## [Instructions for the task]
Reproduce exactly the lines below, from the first one through the line containing "(cueR) at (507,157)", and omit any pictures.

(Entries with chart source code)
## Start

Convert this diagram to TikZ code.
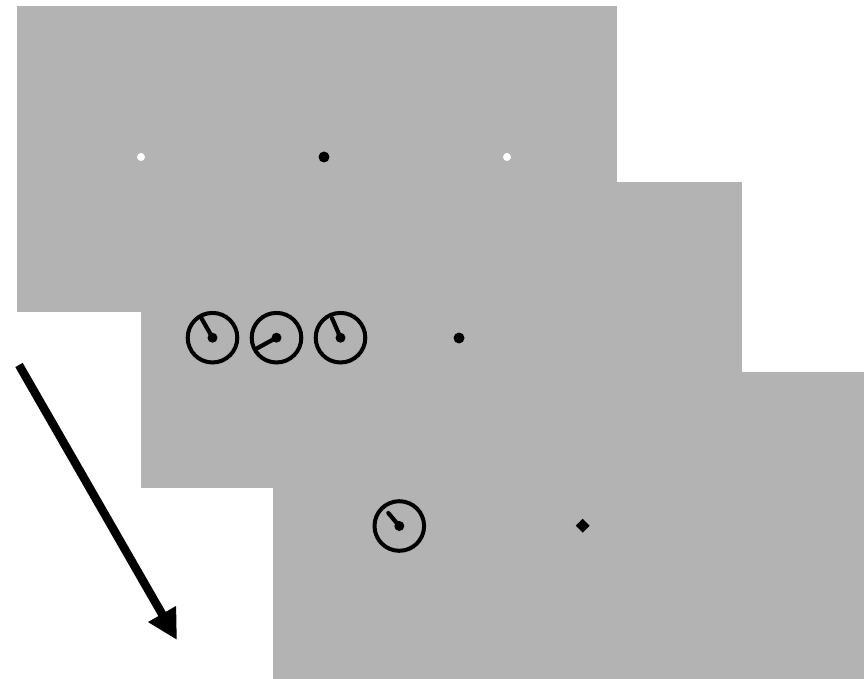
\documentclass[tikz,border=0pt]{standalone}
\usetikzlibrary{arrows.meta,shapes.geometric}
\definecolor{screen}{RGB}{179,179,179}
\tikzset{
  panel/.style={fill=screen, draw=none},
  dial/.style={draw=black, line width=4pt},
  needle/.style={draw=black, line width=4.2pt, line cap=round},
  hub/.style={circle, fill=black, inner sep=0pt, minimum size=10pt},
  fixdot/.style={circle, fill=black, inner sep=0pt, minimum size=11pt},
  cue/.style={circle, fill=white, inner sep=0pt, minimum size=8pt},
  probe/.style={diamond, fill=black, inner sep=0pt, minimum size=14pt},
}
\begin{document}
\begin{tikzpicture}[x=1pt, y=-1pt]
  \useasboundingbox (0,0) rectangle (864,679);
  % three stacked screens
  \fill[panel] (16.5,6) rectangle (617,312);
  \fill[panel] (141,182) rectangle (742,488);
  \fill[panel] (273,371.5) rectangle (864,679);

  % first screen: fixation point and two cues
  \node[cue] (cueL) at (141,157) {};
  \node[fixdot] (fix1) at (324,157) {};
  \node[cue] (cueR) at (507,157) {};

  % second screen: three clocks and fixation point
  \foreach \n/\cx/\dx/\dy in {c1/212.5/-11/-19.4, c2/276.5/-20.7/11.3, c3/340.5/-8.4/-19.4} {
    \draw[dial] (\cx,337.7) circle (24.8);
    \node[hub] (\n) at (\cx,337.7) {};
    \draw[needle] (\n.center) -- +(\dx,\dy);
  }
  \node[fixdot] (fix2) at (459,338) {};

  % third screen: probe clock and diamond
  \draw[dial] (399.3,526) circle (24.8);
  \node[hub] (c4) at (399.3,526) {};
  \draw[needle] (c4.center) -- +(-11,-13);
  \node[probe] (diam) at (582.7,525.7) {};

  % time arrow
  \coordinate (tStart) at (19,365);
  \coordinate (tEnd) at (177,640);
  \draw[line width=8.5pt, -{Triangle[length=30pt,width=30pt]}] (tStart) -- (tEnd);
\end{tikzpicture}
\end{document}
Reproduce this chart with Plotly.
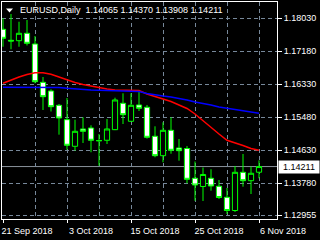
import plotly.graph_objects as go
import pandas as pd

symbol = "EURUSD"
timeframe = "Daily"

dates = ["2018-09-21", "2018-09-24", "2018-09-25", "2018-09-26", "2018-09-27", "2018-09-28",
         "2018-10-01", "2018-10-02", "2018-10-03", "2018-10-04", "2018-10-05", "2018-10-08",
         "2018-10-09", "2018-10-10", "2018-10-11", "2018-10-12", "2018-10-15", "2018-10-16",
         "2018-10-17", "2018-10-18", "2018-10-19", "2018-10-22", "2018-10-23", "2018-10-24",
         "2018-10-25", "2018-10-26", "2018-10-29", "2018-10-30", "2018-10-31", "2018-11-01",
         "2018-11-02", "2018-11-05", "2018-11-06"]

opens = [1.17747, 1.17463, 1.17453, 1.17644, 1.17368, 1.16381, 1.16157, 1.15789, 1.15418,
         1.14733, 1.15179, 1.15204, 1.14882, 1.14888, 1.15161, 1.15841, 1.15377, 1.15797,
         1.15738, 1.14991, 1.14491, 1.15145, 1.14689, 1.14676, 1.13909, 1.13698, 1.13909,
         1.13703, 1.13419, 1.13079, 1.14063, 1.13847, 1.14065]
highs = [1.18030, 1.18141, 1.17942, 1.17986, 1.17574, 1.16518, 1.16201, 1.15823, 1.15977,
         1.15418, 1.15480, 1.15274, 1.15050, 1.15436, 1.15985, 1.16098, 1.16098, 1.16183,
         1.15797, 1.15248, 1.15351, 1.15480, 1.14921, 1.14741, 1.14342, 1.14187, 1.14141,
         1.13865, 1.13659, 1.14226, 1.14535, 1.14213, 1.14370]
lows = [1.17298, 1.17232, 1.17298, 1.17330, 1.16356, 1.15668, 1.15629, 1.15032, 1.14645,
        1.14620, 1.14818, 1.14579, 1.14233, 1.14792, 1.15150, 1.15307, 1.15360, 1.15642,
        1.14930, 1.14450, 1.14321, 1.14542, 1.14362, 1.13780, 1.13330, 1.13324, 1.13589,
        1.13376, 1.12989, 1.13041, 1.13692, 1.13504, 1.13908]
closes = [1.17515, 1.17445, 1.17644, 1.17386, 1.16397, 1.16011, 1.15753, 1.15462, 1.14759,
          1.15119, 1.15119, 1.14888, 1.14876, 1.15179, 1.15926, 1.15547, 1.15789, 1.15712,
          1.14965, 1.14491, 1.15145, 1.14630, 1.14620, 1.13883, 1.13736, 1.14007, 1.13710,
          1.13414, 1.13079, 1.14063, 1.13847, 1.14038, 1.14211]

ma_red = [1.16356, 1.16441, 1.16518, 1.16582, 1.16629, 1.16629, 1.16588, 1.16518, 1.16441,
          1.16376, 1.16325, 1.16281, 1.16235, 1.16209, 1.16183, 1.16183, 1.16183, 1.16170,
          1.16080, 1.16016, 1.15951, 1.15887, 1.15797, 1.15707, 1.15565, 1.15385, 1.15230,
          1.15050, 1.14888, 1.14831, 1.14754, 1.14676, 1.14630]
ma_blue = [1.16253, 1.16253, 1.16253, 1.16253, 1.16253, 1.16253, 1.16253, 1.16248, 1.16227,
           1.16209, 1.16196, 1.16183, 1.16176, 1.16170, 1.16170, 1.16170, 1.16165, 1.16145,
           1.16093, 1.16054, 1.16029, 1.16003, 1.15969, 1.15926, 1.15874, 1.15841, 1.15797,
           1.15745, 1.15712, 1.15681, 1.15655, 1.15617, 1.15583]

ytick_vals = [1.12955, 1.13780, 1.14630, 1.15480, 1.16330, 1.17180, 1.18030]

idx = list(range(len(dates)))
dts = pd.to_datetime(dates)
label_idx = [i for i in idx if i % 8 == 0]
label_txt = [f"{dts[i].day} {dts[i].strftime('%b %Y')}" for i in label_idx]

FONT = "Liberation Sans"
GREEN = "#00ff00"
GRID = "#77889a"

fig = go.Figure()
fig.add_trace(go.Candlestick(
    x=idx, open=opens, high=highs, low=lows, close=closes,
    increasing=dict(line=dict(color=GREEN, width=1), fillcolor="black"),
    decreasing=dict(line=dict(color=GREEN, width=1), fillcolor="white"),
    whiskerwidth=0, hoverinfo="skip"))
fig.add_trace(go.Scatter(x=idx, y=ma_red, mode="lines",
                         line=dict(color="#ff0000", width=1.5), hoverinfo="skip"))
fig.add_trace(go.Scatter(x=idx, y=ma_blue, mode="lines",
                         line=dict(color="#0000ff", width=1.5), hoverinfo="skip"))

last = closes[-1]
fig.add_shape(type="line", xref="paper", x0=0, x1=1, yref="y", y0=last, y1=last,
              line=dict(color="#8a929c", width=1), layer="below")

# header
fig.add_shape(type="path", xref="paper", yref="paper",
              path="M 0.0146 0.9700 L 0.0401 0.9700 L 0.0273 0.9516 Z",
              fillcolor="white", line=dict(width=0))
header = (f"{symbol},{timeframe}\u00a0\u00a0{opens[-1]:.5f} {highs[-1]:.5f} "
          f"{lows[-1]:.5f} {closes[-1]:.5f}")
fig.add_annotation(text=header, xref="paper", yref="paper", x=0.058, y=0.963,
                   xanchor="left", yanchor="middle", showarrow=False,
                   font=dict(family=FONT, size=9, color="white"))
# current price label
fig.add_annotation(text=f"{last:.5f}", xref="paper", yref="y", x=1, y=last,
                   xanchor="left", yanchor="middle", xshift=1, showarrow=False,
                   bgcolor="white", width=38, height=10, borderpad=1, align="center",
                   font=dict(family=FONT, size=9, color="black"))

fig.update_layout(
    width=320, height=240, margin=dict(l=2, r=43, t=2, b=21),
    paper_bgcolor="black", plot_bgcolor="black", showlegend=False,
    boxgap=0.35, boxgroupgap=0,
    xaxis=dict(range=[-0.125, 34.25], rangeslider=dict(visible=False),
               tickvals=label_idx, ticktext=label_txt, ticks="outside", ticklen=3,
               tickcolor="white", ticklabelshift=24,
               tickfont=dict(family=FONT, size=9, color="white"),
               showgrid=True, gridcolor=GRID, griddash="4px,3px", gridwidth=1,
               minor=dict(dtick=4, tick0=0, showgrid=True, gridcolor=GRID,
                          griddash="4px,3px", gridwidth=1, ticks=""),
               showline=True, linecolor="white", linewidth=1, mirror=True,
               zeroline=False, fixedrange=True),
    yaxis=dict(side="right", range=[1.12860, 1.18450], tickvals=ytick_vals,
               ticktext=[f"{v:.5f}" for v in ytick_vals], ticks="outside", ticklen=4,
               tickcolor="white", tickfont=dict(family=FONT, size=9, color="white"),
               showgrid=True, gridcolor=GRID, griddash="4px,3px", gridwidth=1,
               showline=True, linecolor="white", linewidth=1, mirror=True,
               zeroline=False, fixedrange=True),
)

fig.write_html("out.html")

## End

## [Result for this task]
Convert this diagram to TikZ code.
\documentclass[tikz,border=0pt]{standalone}
\usetikzlibrary{arrows.meta,shapes.geometric}
\definecolor{screen}{RGB}{179,179,179}
\tikzset{
  panel/.style={fill=screen, draw=none},
  dial/.style={draw=black, line width=4pt},
  needle/.style={draw=black, line width=4.2pt, line cap=round},
  hub/.style={circle, fill=black, inner sep=0pt, minimum size=10pt},
  fixdot/.style={circle, fill=black, inner sep=0pt, minimum size=11pt},
  cue/.style={circle, fill=white, inner sep=0pt, minimum size=8pt},
  probe/.style={diamond, fill=black, inner sep=0pt, minimum size=14pt},
}
\begin{document}
\begin{tikzpicture}[x=1pt, y=-1pt]
  \useasboundingbox (0,0) rectangle (864,679);
  % three stacked screens
  \fill[panel] (16.5,6) rectangle (617,312);
  \fill[panel] (141,182) rectangle (742,488);
  \fill[panel] (273,371.5) rectangle (864,679);

  % first screen: fixation point and two cues
  \node[cue] (cueL) at (141,157) {};
  \node[fixdot] (fix1) at (324,157) {};
  \node[cue] (cueR) at (507,157) {};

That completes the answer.